I can tell when students aren’t really in the mood to tackle the learning at hand. Distractions and tangents happen on occasion, and the students know I have a soft spot for encouraging and answering their questions about Judaism and religion. The “why” questions are the exception and often my biggest challenge. The problem comes when we have specific material to cover, and when one “why” question is asked, I can be sure ten more are on the way. It’s inevitable that “why” questions lead to more questions, not to satisfactory answers. If I’m feeling particularly creative, I’ll find a way to tie the answer to a why question back to what we’re learning, even if indirectly. Ultimately, I want the students to understand that asking will only get them so far; eventually they need to take on the responsibility of doing.
This week’s parshah, parshat Beshalach, begins the Israelites’ journey from the land of Egypt to their own land and their destiny. We find a tired and hungry people, wanting to take more than they should when God provides manna, and a thirsty people when the water does not meet their standards. Exodus is a roller-coaster of emotions; the Israelites are excited one minute and disappointed the next. They long for their time in Egypt where slavery was harsh, but simple and predictable.

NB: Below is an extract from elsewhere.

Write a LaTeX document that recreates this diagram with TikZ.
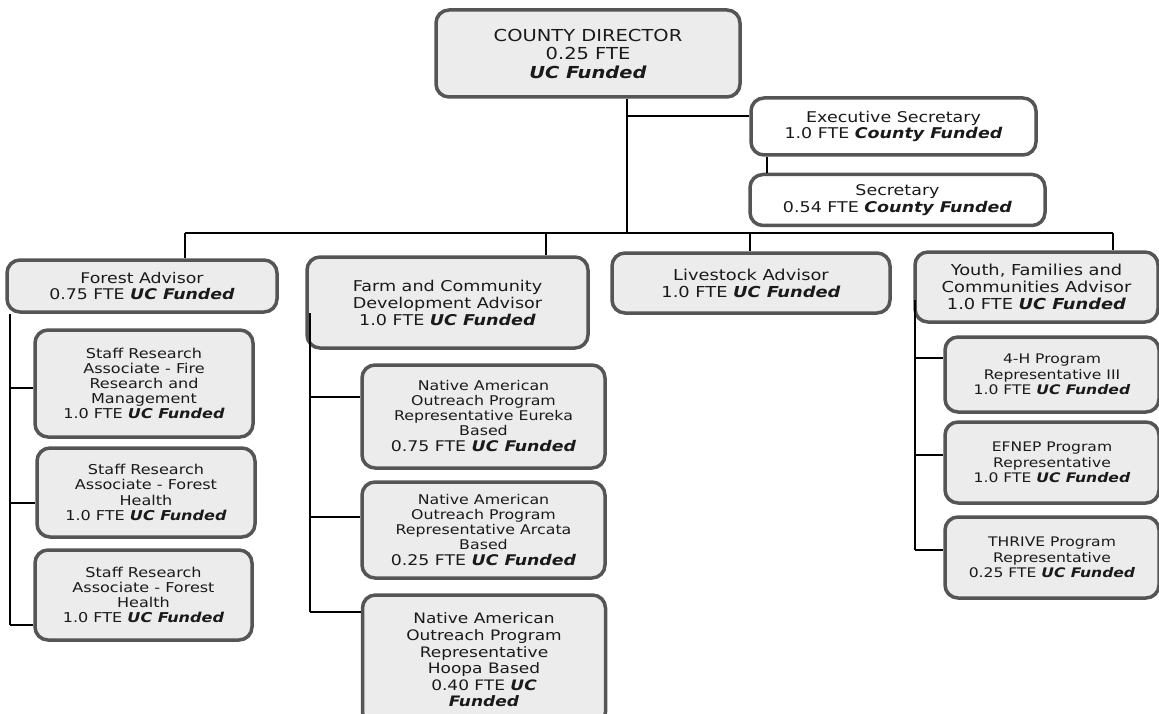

On the third day of their journey, after the miraculous crossing of the Red Sea, the Israelites are thirsty, having had no fresh water since they left. When they finally find a place with water, they are bitterly disappointed to find that the place is called “marah” (bitter) and that the water lived up to the name. Frustrated, the Israelite people demand Moshe to find them water. And Moshe, equally frustrated, calls out to God.

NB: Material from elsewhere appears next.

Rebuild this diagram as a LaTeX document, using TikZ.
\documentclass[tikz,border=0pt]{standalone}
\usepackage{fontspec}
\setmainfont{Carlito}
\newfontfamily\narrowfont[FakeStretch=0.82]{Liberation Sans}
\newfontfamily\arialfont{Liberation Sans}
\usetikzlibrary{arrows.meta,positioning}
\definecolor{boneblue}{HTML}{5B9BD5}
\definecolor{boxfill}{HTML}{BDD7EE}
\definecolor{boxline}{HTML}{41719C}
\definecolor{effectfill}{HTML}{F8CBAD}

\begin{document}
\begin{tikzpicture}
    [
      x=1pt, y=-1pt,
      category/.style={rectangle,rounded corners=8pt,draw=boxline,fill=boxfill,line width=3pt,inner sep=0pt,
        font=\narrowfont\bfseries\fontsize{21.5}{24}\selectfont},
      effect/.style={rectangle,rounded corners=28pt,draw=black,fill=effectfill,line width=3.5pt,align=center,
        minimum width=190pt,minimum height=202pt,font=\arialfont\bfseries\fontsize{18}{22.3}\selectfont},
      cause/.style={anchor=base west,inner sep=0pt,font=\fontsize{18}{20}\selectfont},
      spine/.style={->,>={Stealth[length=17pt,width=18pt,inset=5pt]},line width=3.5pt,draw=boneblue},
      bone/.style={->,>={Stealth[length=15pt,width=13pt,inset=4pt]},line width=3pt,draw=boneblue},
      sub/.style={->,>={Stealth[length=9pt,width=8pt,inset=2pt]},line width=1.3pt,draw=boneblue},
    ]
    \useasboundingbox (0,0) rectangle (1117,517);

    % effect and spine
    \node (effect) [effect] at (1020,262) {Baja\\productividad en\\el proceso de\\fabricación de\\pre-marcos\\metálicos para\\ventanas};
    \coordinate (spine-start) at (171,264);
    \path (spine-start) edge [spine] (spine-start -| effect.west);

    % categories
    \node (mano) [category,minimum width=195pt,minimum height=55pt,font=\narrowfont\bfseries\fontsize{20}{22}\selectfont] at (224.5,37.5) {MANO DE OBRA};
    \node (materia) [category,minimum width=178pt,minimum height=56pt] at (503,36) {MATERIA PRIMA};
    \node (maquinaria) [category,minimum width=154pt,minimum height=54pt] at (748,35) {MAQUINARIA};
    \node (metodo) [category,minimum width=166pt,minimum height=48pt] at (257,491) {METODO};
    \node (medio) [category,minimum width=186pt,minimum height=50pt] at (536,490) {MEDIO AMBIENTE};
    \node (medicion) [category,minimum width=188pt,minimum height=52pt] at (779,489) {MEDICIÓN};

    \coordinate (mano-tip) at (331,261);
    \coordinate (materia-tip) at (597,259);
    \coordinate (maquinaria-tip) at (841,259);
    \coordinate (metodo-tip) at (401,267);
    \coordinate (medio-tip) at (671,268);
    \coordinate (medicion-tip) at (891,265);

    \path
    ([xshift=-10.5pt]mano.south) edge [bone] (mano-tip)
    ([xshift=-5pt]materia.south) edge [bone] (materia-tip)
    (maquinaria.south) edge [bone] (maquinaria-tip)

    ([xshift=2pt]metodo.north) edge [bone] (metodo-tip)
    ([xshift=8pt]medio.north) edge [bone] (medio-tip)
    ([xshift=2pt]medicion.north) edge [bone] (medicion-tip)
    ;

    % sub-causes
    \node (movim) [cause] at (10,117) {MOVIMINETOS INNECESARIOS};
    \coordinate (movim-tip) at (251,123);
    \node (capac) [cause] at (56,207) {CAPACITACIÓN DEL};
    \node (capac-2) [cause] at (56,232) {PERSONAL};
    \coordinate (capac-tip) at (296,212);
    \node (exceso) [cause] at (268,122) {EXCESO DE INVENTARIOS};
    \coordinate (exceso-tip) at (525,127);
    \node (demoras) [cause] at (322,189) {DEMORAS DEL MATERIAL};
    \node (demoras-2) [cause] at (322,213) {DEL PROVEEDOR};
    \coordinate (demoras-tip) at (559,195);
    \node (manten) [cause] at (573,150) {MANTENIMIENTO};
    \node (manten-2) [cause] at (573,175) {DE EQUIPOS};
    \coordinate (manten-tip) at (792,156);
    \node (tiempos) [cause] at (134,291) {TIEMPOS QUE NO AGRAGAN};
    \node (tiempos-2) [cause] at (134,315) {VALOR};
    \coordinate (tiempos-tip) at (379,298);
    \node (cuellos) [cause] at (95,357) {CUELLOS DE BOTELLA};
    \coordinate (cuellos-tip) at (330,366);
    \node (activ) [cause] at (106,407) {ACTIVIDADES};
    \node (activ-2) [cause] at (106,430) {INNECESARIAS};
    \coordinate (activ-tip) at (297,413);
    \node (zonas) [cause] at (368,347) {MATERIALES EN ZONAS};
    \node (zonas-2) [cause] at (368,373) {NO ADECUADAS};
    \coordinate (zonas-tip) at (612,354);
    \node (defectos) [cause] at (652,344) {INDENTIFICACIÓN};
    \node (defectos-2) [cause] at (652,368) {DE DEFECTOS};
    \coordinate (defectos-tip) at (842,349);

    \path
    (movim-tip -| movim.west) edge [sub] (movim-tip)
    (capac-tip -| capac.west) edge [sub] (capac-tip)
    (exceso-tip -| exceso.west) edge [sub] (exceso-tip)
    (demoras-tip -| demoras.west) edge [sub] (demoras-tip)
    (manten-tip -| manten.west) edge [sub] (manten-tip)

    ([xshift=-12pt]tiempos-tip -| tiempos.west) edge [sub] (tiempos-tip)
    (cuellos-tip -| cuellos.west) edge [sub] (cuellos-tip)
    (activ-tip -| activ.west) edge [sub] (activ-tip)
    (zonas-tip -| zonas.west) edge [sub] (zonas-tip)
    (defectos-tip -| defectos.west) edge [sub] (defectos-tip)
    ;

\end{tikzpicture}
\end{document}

The text explains that God tells Moshe to throw a piece of wood into the water, and it will be sweet. However, a midrash explains the interaction differently. The midrash envisions Moses asking God, “Why did You create brackish water in Your world, a liquid that serves no purpose?” God replies, “Instead of asking philosophical questions, do something to make the bitter waters sweet.” Do something. Take action to solve the problem.

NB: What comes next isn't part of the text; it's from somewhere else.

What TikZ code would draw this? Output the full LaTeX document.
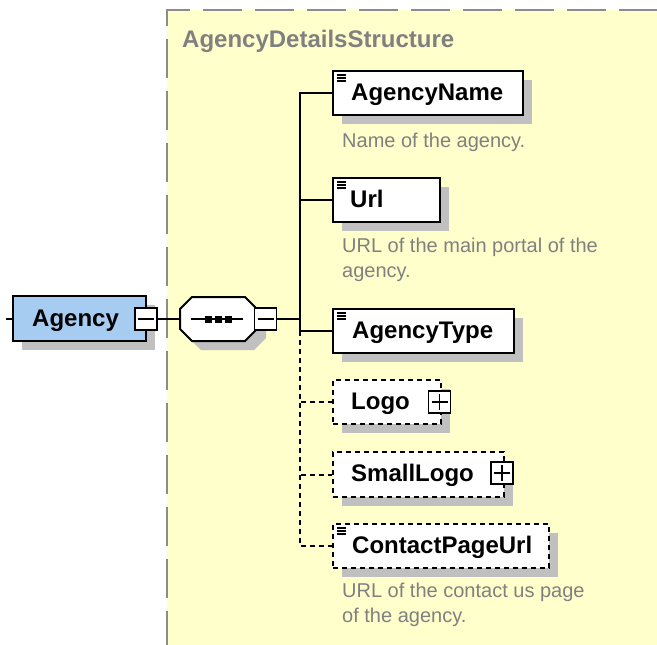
\documentclass[tikz,border=0pt]{standalone}
\usepackage{fontspec}
\setmainfont{Liberation Sans}
\usetikzlibrary{shadows}
\definecolor{bgyellow}{RGB}{255,255,204}
\definecolor{frame}{RGB}{140,140,140}
\definecolor{txtgray}{RGB}{128,128,128}
\definecolor{shadowgray}{RGB}{192,192,192}
\definecolor{agblue}{RGB}{166,204,242}
\tikzset{
  shad/.style={drop shadow={shadow xshift=9pt,shadow yshift=-9pt,fill=shadowgray,opacity=1}},
  elem/.style={draw,line width=2pt,fill=white,inner sep=0pt,anchor=north west,minimum height=44pt,shad},
  optelem/.style={elem,dash pattern=on 5pt off 4pt},
  docicon/.style={path picture={
     \foreach \dy in {4,7,10}{
       \draw[line width=1.2pt,solid] ([shift={(4pt,-\dy pt)}]path picture bounding box.north west) -- ++(9pt,0pt);}}},
  lbl/.style={font=\fontsize{24}{28}\selectfont\bfseries,inner sep=0pt,anchor=base west},
  desc/.style={font=\fontsize{20}{25}\selectfont,text=txtgray,inner sep=0pt,anchor=base west,align=left},
  conn/.style={line width=2pt},
  optconn/.style={line width=2pt,dash pattern=on 5pt off 4pt},
  pmbox/.style={draw,line width=1.5pt,fill=white,minimum width=22pt,minimum height=22pt,inner sep=0pt},
  minusbox/.style={pmbox,path picture={
     \draw[line width=1.5pt] ([xshift=3pt]path picture bounding box.west) -- ([xshift=-3pt]path picture bounding box.east);}},
  plusbox/.style={pmbox,path picture={
     \draw[line width=1.5pt] ([xshift=3pt]path picture bounding box.west) -- ([xshift=-3pt]path picture bounding box.east);
     \draw[line width=1.5pt] ([yshift=-3pt]path picture bounding box.north) -- ([yshift=3pt]path picture bounding box.south);}},
}
\begin{document}
\begin{tikzpicture}[x=1pt,y=-1pt]
\useasboundingbox (0,0) rectangle (657,645);
% complex type area
\fill[bgyellow] (167,10) rectangle (660,650);
\draw[frame,line width=2pt,dash pattern=on 39pt off 13pt] (167,650) -- (167,10) -- (660,10);
\node[lbl,text=txtgray] (title) at (182,47) {AgencyDetailsStructure};

% Agency element
\coordinate (stub) at (6,318.5);
\node[draw,line width=2pt,fill=agblue,minimum width=133pt,minimum height=45pt,inner sep=0pt,shad] (agency) at (79.5,318.5) {};
\node[lbl] (agencyt) at (32,326) {Agency};
\draw[conn] (stub) -- (agency.west);
\node[minusbox] (m1) at (146,319) {};

% sequence compositor (octagon)
\node[minimum width=77pt,minimum height=44pt,inner sep=0pt] (seq) at (218.5,319) {};
\fill[shadowgray] (201,306) -- (254,306) -- (266,318) -- (266,338) -- (254,350) -- (201,350) -- (189,338) -- (189,318) -- cycle;
\filldraw[fill=white,draw=black,line width=2pt,line join=round]
  (192,297) -- (245,297) -- (257,309) -- (257,329) -- (245,341) -- (192,341) -- (180,329) -- (180,309) -- cycle;
\draw[line width=2pt] (191,319) -- (243,319);
\foreach \cx in {208.5,218.5,228.5}{
  \fill (\cx-3.5,315.5) rectangle (\cx+3.5,322.5);}
\node[minusbox] (m2) at (265.5,319) {};
\draw[conn] (m1.east) -- (seq.west);

% child elements
\node[elem,docicon,minimum width=190pt] (an) at (332,70) {};
\node[lbl] (ant) at (351,100.5) {AgencyName};
\node[desc] (and) at (342,147) {Name of the agency.};

\node[elem,docicon,minimum width=107pt] (url) at (332,177) {};
\node[lbl] (urlt) at (350,207.5) {Url};
\node[desc] (urld) at (342,277) {URL of the main portal of the\\agency.};

\node[elem,docicon,minimum width=181pt] (at) at (332,308) {};
\node[lbl] (att) at (352,338.5) {AgencyType};

\node[optelem,minimum width=108pt] (logo) at (332,379) {};
\node[lbl] (logot) at (351,409.5) {Logo};
\node[plusbox] (p1) at (439.5,402) {};

\node[optelem,minimum width=171pt,minimum height=45pt] (sl) at (332,451) {};
\node[lbl] (slt) at (351,481.5) {SmallLogo};
\node[plusbox] (p2) at (502,473) {};

\node[optelem,docicon,minimum width=216pt] (cpu) at (332,523) {};
\node[lbl] (cput) at (352,553.5) {ContactPageUrl};
\node[desc] (cpud) at (342,622) {URL of the contact us page\\of the agency.};

% connectors
\coordinate (junc) at (300,319);
\draw[conn] (m2.east) -- (junc);
\draw[conn] (an.west) -| (junc);
\draw[conn] (url.west) -| (junc);
\draw[conn] (at.west) -| (junc);
\draw[optconn] (at.west -| junc) |- (logo.west);
\draw[optconn] (at.west -| junc) |- (sl.west);
\draw[optconn] (at.west -| junc) |- (cpu.west);
\end{tikzpicture}
\end{document}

The principles of activism have always played a large role in what makes us human, and we live in an age where the message of acting for a cause is prevalent. We’ve seen it in the campaign to “Get out the vote,” the Occupy movement, and elsewhere. We take a stand for our beliefs by writing letters to our representatives, boycotting or supporting certain businesses, and raising money for organizations. Asking why is the first step, but we don’t just ask why. We’ve learned we have to take action to solve the problem.
In parshat Beshalach, Moshe demonstrates the power of action. The waters could not become sweet on their own; they needed a catalyst for change. So too, we learn that our questions help us identify the space for change, but only our actions can take what’s bitter and make it sweet.
THIS TOO IS TORAH: “There are those who look at things the way they are, and ask why… I dream of things that never were, and ask why not?” Do you ask why things are the way they are? Or, like Robert Kennedy, do you dream big and ask why not? Is there merit to both?